Left-Wing Environmental Groups Demand Public Records That Aren't Really Public


There are two left-wing environmental groups in North Dakota who are making a stink about radioactive material produced in the oil drilling process. One is the Dakota Resource Council, and the other is the North Dakota Energy Industry Waste Coalition headed by Darrel Dorgan, brother to former North Dakota Senator Byron Dorgan.

These groups have as their goal, I believe, not so much protecting the environment as slowing or halting fossil fuel energy development in the state by any means necessary. In fact, Dorgan wrote a column published in the media earlier this year in which he suggested that western North Dakota might be in danger of becoming a “superfund site.”

Anyone in touch with reality is aware of just how ludicrous a charge that is (read this).

But, again, the goal of these groups isn’t environmental safety. Their goal is political, and so making headlines is a must. One way to do that is to make outrageous claims of environmental devastation for the media. Another is to manufacture controversies painting state officials as keeping pertinent facts out of the public’s eye.

At issue is a draft report commissioned by the Health Department from Argonne National Laboratories pertaining to radioactive oilfield waste. The Dakota Resource Council and Dorgan’s group say they want it public. The Health Department says they don’t have to release the report until it is finalized.
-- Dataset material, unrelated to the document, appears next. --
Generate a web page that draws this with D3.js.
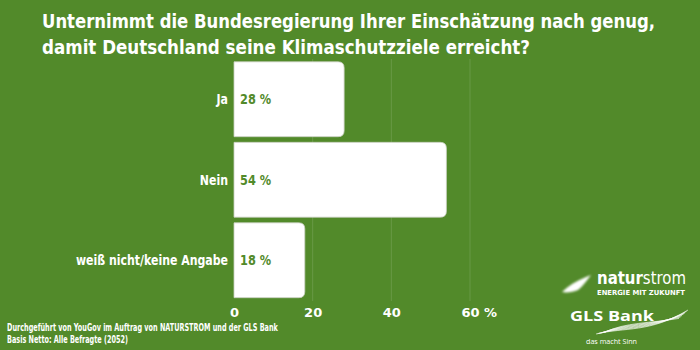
<!DOCTYPE html>
<html>
<head>
<meta charset="utf-8">
<script src="https://cdn.jsdelivr.net/npm/d3@7"></script>
<style>
  html, body { margin: 0; padding: 0; background: #528a2a; }
  svg { display: block; }
  text { font-family: "DejaVu Sans Condensed", "DejaVu Sans", sans-serif; }
</style>
</head>
<body>
<svg id="chart" width="700" height="350"></svg>
<script>
// Survey answers and shares (%)
const categories = ["Ja", "Nein", "weiß nicht/keine Angabe"];
const values = [28, 54, 18];
const xTicks = [0, 20, 40, 60];
const titleLines = [
  "Unternimmt die Bundesregierung Ihrer Einschätzung nach genug,",
  "damit Deutschland seine Klimaschutzziele erreicht?"
];
const footnotes = [
  "Durchgeführt von YouGov im Auftrag von NATURSTROM und der GLS Bank",
  "Basis Netto: Alle Befragte (2052)"
];

const green = "#528a2a";
const svg = d3.select("#chart");
svg.append("rect").attr("width", 700).attr("height", 350).attr("fill", green);

// Narrow a text run horizontally to a given fraction of its natural width
function squeeze(sel, factor) {
  sel.each(function () {
    const w = this.getComputedTextLength();
    d3.select(this).attr("textLength", w * factor).attr("lengthAdjust", "spacingAndGlyphs");
  });
}
// Fit a text run to an exact width
function fitTo(sel, width) {
  sel.attr("textLength", width).attr("lengthAdjust", "spacingAndGlyphs");
}

// Title
const title = svg.append("g").selectAll("text").data(titleLines).join("text")
  .attr("x", 42).attr("y", (d, i) => 27.5 + i * 26.5)
  .attr("fill", "#fff").attr("font-size", 19.5).attr("font-weight", "bold")
  .text(d => d);
title.each(function (d, i) { fitTo(d3.select(this), i === 0 ? 613 : 488); });

// Scales
const x = d3.scaleLinear().domain([0, 60]).range([234, 470]);
const y = d3.scaleBand().domain(categories).range([59, 300.5])
  .paddingInner(0.07).paddingOuter(0.035);

// Vertical grid lines
svg.append("g").selectAll("line").data(xTicks.slice(1)).join("line")
  .attr("x1", d => x(d)).attr("x2", d => x(d))
  .attr("y1", 59).attr("y2", 301)
  .attr("stroke", "rgba(255,255,255,0.13)").attr("stroke-width", 1);

// Bars: square at the axis, rounded at the end
const r = 6;
function barPath(d, i) {
  const x0 = x(0), x1 = x(d), y0 = y(categories[i]), h = y.bandwidth();
  return `M${x0},${y0}H${x1 - r}Q${x1},${y0} ${x1},${y0 + r}V${y0 + h - r}Q${x1},${y0 + h} ${x1 - r},${y0 + h}H${x0}Z`;
}
svg.append("g").selectAll("path").data(values).join("path")
  .attr("d", barPath)
  .attr("fill", "#fff")
  .attr("stroke", "#c9cfc2").attr("stroke-width", 0.8);

// Value labels inside bars
svg.append("g").selectAll("text").data(values).join("text")
  .attr("x", x(0) + 6)
  .attr("y", (d, i) => y(categories[i]) + y.bandwidth() / 2 + 5)
  .attr("fill", green).attr("font-size", 14).attr("font-weight", "bold")
  .text(d => d + " %")
  .call(squeeze, 0.9);

// Category labels
svg.append("g").selectAll("text").data(categories).join("text")
  .attr("x", 228)
  .attr("y", d => y(d) + y.bandwidth() / 2 + 5)
  .attr("text-anchor", "end")
  .attr("fill", "#fff").attr("font-size", 14).attr("font-weight", "bold")
  .text(d => d)
  .call(squeeze, 0.87);

// X axis tick labels
const axis = svg.append("g").attr("transform", "translate(0,301)")
  .call(d3.axisBottom(x).tickValues(xTicks).tickSize(0).tickPadding(7));
axis.select(".domain").remove();
axis.selectAll("text")
  .attr("fill", "#fff").attr("font-size", 13).attr("font-weight", "bold")
  .style("font-family", "\"DejaVu Sans\", sans-serif");
axis.selectAll(".tick").filter(d => d === 60).select("text")
  .attr("text-anchor", "start").attr("dx", -9).text("60 %");

// Footnotes
svg.append("g").selectAll("text").data(footnotes).join("text")
  .attr("x", 7).attr("y", (d, i) => 331 + i * 12)
  .attr("fill", "#fff").attr("font-size", 10).attr("font-weight", "bold")
  .text(d => d)
  .call(squeeze, 0.72);

// naturstrom logo
const logo = svg.append("g");
const defs = svg.append("defs");
defs.append("filter").attr("id", "soft").append("feGaussianBlur").attr("stdDeviation", 1.2);
logo.append("path")
  .attr("d", "M562,292 C568,286 576,281 586,277 L591,275 C587,280 583,286 578,290 C573,292 567,293 562,292 Z")
  .attr("fill", "#fff").attr("filter", "url(#soft)");
const ns = logo.append("text").attr("x", 597).attr("y", 284)
  .attr("fill", "#fff").attr("font-size", 18)
  .style("font-family", "\"DejaVu Sans\", sans-serif");
ns.append("tspan").attr("font-weight", "bold").text("natur");
ns.append("tspan").text("strom");
fitTo(ns, 89);
const tag = logo.append("text").attr("x", 597).attr("y", 295)
  .attr("fill", "#fff").attr("font-size", 7).attr("font-weight", "bold")
  .style("font-family", "\"DejaVu Sans\", sans-serif")
  .text("ENERGIE MIT ZUKUNFT");
fitTo(tag, 88);

// GLS Bank logo
const gls = logo.append("text").attr("x", 570).attr("y", 321)
  .attr("fill", "#fff").attr("font-size", 15).attr("font-weight", "bold")
  .style("font-family", "\"Open Sans\", sans-serif")
  .text("GLS Bank");
fitTo(gls, 84);
const sw = d3.range(7);
logo.append("g").selectAll("path").data(sw).join("path")
  .attr("d", k => `M${596 + k * 1.5},${334 - k * 0.3} C${625},${327 - k * 0.8} ${650},${333 - k * 1.6} ${688 - k * 1.5},${310 + k * 1.4}`)
  .attr("fill", "none").attr("stroke", "#fff").attr("stroke-width", 0.7).attr("opacity", 0.9);
const sinn = logo.append("text").attr("x", 586).attr("y", 344)
  .attr("fill", "#fff").attr("font-size", 8)
  .style("font-family", "\"Open Sans\", sans-serif")
  .text("das macht Sinn");
fitTo(sinn, 51);
</script>
</body>
</html>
Who is right? It seems the Health Department has the right of it, and the law is pretty clear. From 44-04-18 of the North Dakota Century Code:

7. It is not an unreasonable delay or a denial of access under this section to withhold from the public a record that is prepared at the express direction of, and for presentation to, a governing body until the record is mailed or otherwise provided to a member of the body or until the next meeting of the body, whichever occurs first. It also is not an unreasonable delay or a denial of access to withhold from the public a working paper or preliminary draft until a final draft is completed, the record is distributed to a member of a governing body or discussed by the body at an open meeting, or work is discontinued on the draft but no final version has been prepared, whichever occurs first.

In other words, what the Health Department is doing is perfectly legal.

It’s also pretty reasonable. I’ve got a pretty lengthy track record when it comes to winning open records complaints, but this isn’t something I’d file a complaint over. It makes sense that a state agency should be allowed to actually finish a report before it gets released to the public and the media. If our goal is an informed public, then putting before the public data that is incomplete or lacks necessary context is irresponsible.

I suspect Mr. Dorgan and the Dakota Resource Council knows this, but again their goals are political. What they want are negative headlines for state officials they feel aren’t nearly hostile enough to fossil fuel energy development, and in that they’re successful.